Optionally, you can specify a directory with the csv data of the wikis you want to analyze with the environment variable: WIKICHRON_DATA_DIR.

For instance, suppose that your data is stored in /var/tmp, you might launch wikichron using that directory with:

WIKICHRON_DATA_DIR='/var/tmp' FLASK_ENV=development python -m wikichron.dash

It will show all the files ending in .csv as wikis available to analyze and plot.

Development environment

To get errors messages, backtraces and automatic reloading when source code changes, you must set the environment variable: FLASK_ENV to 'development', i.e.: export FLASK_ENV=development prior to launch app.py.

There is a simple but handy script called run_develop.sh which set the app for development environment and launches it locally.

You can get more information on this in the Flask documentation.

Deployment

The easiest way is to follow the Dash instructions: https://plot.ly/dash/deployment

There is a script called deploy.sh which launches the app with the latest code in master and provides the appropriate arguments. Check it out and modify to suit your needs.

gunicorn config

For the deployment you need to set some configuration in a file called gunicorn_config.py.

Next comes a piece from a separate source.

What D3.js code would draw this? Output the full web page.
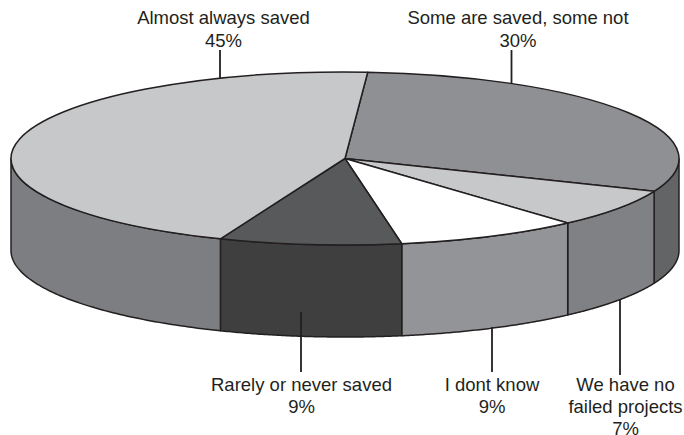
<!DOCTYPE html>
<html>
<head>
<meta charset="utf-8">
<script src="https://cdn.jsdelivr.net/npm/d3@7"></script>
<style>
    html, body { margin: 0; padding: 0; background: #fff; overflow: hidden; }
    text { font-family: "Liberation Sans", Arial, sans-serif; font-size: 18.5px; fill: #231f20; }
</style>
</head>
<body>
<svg id="chart" width="684" height="435"></svg>
<script>
// data, clockwise from the top
// shares are measured from the slice edges, they round to the printed percents
const categories = ["Some are saved, some not", "We have no failed projects", "I dont know", "Rarely or never saved", "Almost always saved"];
const shares = [30.1, 7.2, 8.9, 8.8, 45];
const labelLines = [
    ["Some are saved, some not", "30%"],
    ["We have no", "failed projects", "7%"],
    ["I dont know", "9%"],
    ["Rarely or never saved", "9%"],
    ["Almost always saved", "45%"]
];

// colours per slice
const topColors = ["#8f9094", "#c7c8ca", "#ffffff", "#58595b", "#c7c8ca"];
const sideColors = ["#636466", "#808184", "#929497", "#3f3f40", "#7d7e82"];

// variables
const width = 684;
const height = 435;
const depth = 92;
const ink = "#231f20";
const deg = Math.PI / 180;

const svg = d3.select("#chart").attr("viewBox", [0, 0, width, height]);

// unit circle to flattened ellipse
const xScale = d3.scaleLinear().domain([-1, 1]).range([11, 679]);
const yScale = d3.scaleLinear().domain([-1, 1]).range([245, 72]);
const rx = (xScale(1) - xScale(-1)) / 2;
const ry = (yScale(-1) - yScale(1)) / 2;

const pie = d3.pie().sort(null).startAngle(3.9 * deg).endAngle(363.9 * deg);
const slices = pie(shares);

// side walls, only the front half of the ellipse shows
const wall = d3.area()
    .x(a => xScale(Math.sin(a)))
    .y0(a => yScale(Math.cos(a)))
    .y1(a => yScale(Math.cos(a)) + depth);

const walls = svg.append("g");
slices.forEach((d, i) => {
    const from = Math.max(d.startAngle, 90 * deg);
    const to = Math.min(d.endAngle, 270 * deg);
    if (to <= from) return;
    const angles = d3.range(0, 81).map(k => from + (to - from) * k / 80);
    walls.append("path")
        .attr("d", wall(angles))
        .attr("fill", sideColors[i])
        .attr("stroke", ink)
        .attr("stroke-width", 1.5)
        .attr("stroke-linejoin", "round");
});

// top face
const arc = d3.arc().innerRadius(0).outerRadius(rx);
svg.append("g")
    .attr("transform", `translate(${xScale(0)},${yScale(0)}) scale(1,${ry / rx})`)
    .selectAll("path")
    .data(slices)
    .enter()
    .append("path")
    .attr("d", arc)
    .attr("fill", (d, i) => topColors[i])
    .attr("stroke", ink)
    .attr("stroke-width", 1.5)
    .attr("stroke-linejoin", "round")
    .attr("vector-effect", "non-scaling-stroke");

// leader lines and labels, same order as the slices
const leaderX = [511.5, 620, 492, 301, 220];
const leaderY = [[50, 83], [299, 375], [327, 372], [312, 372], [50, 78]];
const labelX = [518, 625.5, 492, 301.5, 223.5];
const labelY = [24, 390.5, 390.5, 390.5, 24];
const lineGap = [23.3, 22, 22.6, 22.6, 23.3];

leaderX.forEach((x, i) => {
    svg.append("line")
        .attr("x1", x).attr("x2", x)
        .attr("y1", leaderY[i][0]).attr("y2", leaderY[i][1])
        .attr("stroke", ink)
        .attr("stroke-width", 1.8);
});

labelLines.forEach((lines, i) => {
    const t = svg.append("text")
        .attr("aria-label", categories[i])
        .attr("text-anchor", "middle");
    lines.forEach((s, k) => {
        t.append("tspan")
            .attr("x", labelX[i])
            .attr("y", labelY[i] + k * lineGap[i])
            .text(s);
    });
});
</script>
</body>
</html>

You can start by copying the sample config file located in this repo and then edit the config parameters needed to suit your specific needs:

cp sample_gunicorn_config.py gunicorn_config.py

The documentation about the gunicorn settings allowed in this file can be found in the official gunicorn documentation.

The environment variable WIKICHRON_DATA_DIR is bypassed directly to WikiChron and sets the directory where WikiChron will look for the wiki data files, as it was explained previously in the Run the application section.

Setup cache

If you want to run WikiChron in production, you should setup a RedisDB server and add the corresponding parameters to the cache.py file.

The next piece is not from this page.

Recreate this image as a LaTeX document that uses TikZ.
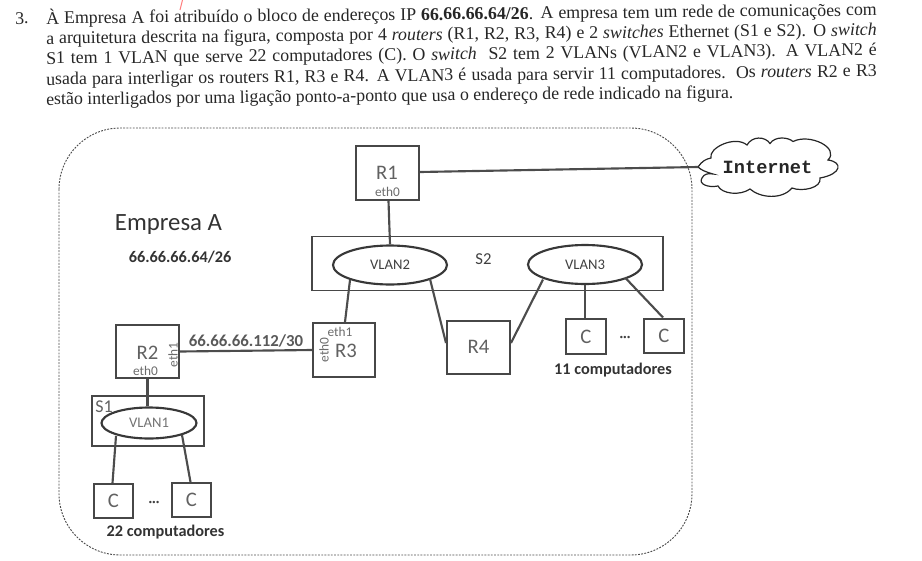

Look at the FlaskCaching documentation for more information about caching.

Third-party licenses

External libs

This project use several external javascript libraries and fonts. Their source code is included under the lib/ folder for its usage in development, however each one of them is subjected to their corresponding license. The usage of those in producion is linked using a CDN service.

Font Awesome

We are using icons from the font-awesome repository. These icons are subjected to the Creative Commons Attribution 4.0 International license. You can find to the terms of their license here. In particular, we are using the following icons: share-alt-solid, info-circle

Modifications in font awesome icons

  • The file: share.svg is a modification of the share-alt-solid.svg file provided by fontawesome.